In wild-type (WT) cells, under nutrient-deplete conditions, target of rapamycin complex 1 (TORC1) is active, and Atg13 is kept in a hyperphosphorylated and inhibited state (upper panel). Atg1 kinase activity is stimulated by Atg11-bound cargo interactions, which lead to Atg1 phosphorylation. Ptc2 and Ptc3 counteract these modifications. Upon TORC1 inhibition by nutrient starvation, Ptc2 and Ptc3 contribute to the dephosphorylation of Atg13, and Atg1–Atg13–Atg17 complex formation, to allow proper autophagy induction. The deletion of these phosphatases (lower panel) leads to the accumulation of hyperphosphorylated Atg1 and Atg13 species and impaired Atg13–Atg17 interaction.

Next, we sought to identify the targets of Ptc2 and Ptc3 phosphatases among the Atg machinery to understand the mechanism of autophagy regulation by these phosphatases. We found that TORC1 function is not impaired in ptc2Δ ptc3Δ mutant, as measured by Sch9 phosphorylation; therefore, we focused on the Atg proteins downstream of TORC1. Similar to what we observe under the basal conditions, the essential Atg machinery is also mislocalized in the ptc2Δ ptc3Δ mutant following TORC1 inhibition. Additionally, deletion of Ptc2 and Ptc3 results in an accumulation of higher molecular weight Atg13 bands. Overexpression of an ATG13-8SA allele from a plasmid fully rescues the autophagy defect of ptc2Δ ptc3Δ mutant; moreover, expression of ATG13-8SA as a single copy from endogenous ATG13 locus also partially rescues the autophagy defect. Based on these data, we conclude that Ptc2 and Ptc3 phosphatases promote autophagy, at least in part, through dephosphorylation of Atg13.

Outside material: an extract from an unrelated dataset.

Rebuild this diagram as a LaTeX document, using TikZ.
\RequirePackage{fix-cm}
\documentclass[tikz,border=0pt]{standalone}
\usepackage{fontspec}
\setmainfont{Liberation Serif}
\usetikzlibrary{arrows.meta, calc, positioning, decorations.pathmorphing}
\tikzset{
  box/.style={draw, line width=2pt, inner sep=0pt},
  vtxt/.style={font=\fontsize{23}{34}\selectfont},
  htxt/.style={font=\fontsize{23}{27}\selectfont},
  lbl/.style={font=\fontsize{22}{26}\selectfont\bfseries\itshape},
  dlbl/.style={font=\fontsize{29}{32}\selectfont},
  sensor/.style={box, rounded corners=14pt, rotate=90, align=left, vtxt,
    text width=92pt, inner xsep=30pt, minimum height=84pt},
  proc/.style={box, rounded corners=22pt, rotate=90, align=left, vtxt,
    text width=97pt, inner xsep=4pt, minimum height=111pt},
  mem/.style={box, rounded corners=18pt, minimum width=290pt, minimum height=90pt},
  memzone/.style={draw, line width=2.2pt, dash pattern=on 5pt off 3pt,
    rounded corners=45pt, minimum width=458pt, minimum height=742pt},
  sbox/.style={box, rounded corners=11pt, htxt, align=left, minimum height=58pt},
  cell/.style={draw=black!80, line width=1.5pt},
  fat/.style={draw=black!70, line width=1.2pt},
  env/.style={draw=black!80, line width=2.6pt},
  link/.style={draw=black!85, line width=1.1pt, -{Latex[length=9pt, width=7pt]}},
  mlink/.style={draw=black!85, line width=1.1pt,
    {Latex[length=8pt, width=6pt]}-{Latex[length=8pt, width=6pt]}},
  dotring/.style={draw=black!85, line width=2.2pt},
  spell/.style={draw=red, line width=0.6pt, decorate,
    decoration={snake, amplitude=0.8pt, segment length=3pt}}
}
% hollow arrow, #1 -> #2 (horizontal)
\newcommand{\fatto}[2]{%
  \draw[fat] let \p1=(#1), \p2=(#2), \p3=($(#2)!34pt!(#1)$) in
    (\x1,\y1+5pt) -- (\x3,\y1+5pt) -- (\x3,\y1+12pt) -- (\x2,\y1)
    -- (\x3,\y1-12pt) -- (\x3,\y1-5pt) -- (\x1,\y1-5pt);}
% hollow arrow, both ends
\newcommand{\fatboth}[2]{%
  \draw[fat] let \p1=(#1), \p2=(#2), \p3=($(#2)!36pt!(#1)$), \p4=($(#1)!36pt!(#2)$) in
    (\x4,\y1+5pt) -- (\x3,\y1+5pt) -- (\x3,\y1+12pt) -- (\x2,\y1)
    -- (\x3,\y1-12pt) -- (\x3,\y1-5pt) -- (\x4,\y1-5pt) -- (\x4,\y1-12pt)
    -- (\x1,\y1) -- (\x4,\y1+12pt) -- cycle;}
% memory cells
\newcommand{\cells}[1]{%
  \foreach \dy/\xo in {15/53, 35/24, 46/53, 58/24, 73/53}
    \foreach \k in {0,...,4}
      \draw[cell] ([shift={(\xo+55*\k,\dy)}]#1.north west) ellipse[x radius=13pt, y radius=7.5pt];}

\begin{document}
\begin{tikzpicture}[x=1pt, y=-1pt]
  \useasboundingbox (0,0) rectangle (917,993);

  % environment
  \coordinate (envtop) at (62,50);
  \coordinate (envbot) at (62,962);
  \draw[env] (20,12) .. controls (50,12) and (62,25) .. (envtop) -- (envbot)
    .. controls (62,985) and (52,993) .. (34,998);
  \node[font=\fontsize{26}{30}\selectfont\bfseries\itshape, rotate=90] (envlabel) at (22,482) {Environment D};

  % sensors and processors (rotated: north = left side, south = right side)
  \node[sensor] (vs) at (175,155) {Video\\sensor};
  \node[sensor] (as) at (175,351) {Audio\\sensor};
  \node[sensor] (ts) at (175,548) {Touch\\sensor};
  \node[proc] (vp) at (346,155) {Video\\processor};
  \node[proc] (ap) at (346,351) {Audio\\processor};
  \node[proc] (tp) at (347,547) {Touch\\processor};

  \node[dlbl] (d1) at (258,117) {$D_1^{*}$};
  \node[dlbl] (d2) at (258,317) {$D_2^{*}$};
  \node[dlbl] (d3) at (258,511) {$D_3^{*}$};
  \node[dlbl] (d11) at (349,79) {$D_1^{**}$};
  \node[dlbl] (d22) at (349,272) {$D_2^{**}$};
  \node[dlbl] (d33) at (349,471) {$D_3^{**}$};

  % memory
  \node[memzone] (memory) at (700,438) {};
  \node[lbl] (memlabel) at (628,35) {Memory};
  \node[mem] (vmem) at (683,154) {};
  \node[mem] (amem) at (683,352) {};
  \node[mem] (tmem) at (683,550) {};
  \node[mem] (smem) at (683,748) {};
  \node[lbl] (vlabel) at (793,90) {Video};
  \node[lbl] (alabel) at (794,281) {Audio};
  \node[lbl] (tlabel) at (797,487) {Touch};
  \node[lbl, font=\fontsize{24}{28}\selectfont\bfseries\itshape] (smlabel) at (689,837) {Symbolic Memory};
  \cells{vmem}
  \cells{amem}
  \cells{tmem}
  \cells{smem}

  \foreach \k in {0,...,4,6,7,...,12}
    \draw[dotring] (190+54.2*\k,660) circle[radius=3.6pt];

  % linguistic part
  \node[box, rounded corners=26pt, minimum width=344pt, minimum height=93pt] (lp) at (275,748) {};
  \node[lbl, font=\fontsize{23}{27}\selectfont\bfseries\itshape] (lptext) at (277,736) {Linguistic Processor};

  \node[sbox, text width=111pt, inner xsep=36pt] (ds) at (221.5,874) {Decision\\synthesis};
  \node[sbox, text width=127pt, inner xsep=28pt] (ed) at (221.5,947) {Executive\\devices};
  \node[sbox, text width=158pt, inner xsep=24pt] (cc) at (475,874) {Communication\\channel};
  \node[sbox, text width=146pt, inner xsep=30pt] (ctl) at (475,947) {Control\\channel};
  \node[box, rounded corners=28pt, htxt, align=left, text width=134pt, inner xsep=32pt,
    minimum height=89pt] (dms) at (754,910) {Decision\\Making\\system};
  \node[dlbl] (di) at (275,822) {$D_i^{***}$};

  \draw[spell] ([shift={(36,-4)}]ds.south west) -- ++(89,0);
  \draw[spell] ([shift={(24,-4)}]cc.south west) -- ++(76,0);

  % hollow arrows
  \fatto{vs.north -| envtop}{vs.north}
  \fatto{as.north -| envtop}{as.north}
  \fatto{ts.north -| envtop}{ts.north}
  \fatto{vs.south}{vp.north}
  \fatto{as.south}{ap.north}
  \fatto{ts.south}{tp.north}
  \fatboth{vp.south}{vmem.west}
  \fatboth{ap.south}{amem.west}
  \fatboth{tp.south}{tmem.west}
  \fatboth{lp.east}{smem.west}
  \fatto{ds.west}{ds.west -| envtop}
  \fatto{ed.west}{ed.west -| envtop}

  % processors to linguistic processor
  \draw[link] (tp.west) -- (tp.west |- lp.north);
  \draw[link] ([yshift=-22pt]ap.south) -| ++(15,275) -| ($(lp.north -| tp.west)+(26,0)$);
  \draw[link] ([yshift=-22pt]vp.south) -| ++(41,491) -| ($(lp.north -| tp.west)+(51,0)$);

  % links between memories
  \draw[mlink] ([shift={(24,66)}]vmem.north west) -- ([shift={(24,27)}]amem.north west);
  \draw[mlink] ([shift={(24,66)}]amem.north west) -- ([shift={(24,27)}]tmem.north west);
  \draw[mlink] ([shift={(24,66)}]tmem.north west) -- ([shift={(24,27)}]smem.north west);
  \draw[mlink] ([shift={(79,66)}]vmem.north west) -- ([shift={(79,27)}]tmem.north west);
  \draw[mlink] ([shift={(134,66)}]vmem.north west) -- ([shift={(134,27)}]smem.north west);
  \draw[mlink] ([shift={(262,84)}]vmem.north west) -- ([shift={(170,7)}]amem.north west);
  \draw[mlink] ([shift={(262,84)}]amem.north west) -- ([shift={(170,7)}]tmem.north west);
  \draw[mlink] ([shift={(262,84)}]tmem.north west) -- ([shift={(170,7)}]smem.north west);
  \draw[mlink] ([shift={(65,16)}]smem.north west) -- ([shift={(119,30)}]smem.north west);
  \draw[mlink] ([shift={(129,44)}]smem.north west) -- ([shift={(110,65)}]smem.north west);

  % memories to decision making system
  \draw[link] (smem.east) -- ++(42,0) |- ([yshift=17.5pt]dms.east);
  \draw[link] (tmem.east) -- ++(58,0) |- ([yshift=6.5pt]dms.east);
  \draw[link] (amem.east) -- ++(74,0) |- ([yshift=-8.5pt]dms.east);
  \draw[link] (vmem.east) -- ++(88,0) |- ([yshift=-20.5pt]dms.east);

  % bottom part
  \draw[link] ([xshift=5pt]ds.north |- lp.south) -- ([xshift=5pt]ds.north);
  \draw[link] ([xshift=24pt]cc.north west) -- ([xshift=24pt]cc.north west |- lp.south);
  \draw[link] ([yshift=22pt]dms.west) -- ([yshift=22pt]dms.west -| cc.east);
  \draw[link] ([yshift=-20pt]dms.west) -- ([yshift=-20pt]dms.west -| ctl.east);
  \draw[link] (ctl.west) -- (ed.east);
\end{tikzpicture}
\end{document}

In the ptc2Δ ptc3Δ double mutant, we also detect an accumulation of slower-migrating Atg1 bands under basal conditions, which persists after nutrient depletion. The appearance of these bands is dependent on the Atg13 and Atg11 and the kinase activity of Atg1. Therefore, we conclude that these slower-migrating Atg1 species are a result of increased Atg1 autophosphorylation in the absence of Ptc2 and Ptc3. However, the accumulation of autophosphorylated Atg1 does not inhibit autophagy, as overexpression of constitutively active ATG13-8SA allele in ptc2Δ ptc3Δ mutant did not abolish the appearance of these hyperphosphorylated Atg1 bands, even though it rescued the autophagy defect. Surprisingly, the accumulation of higher molecular weight Atg1 and Atg13 species in the absence of Ptc2 and Ptc3 did not impair the Atg1–Atg13 interaction. However, the Atg13–Atg17 interaction in ptc2Δ ptc3Δ was approximately 50% reduced compared to a wild-type control.

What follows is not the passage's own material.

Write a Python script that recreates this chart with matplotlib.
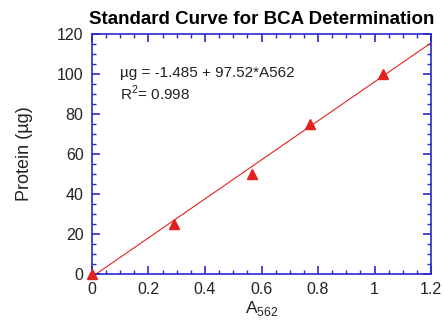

We observe that immunoprecipitating Ptc2 and Ptc3 enriched for Atg1, Atg13, and Atg17, suggesting that these two phosphatases interact with the Atg1 kinase complex. The interaction of the PPC2 phosphatases with the Atg1 complex is detectable even under nutrient-replete conditions. This is in agreement with our findings demonstrating the accumulation of slower-migrating Atg1 and Atg13 species under nutrient-replete conditions, and it implies that the regulation of Atg1 kinase complex by these two phosphatases is constitutive. Interestingly, after autophagy induction, we detect a reduction in Ptc2 and Ptc3 protein abundance. Furthermore, Ptc2 and Ptc3 are rapidly depleted after inhibition of protein synthesis, suggesting that they are short-lived. We hypothesize that the degradation of these phosphatases could be one way of maintaining hyperphosphorylated Atg13 rapidly once TORC1 is activated.

Ptc2 and Ptc3 have been studied extensively in the context of DNA damage and stress response.[10] In our recent study, we find that they are also critical for the regulation of autophagy. Taking previously published work into account, these findings suggest that Atg1 kinase activity is stimulated by the receptor-bound cargo interactions constitutively, and phosphatases Ptc2 and Ptc3 counteract these phosphorylations. Atg13 is also hyperphosphorylated in the absence of Ptc2 and Ptc3, which could be the underlying reason for the impaired Atg13–Atg17 interaction. Because the expression of a genomic single copy ATG13-8SA allele only partially rescues the autophagy defect of ptc2Δ ptc3Δ mutant, we conclude that other residues on Atg13 or other Atg proteins such as Atg17 could be subject to regulation by Ptc2 and Ptc3.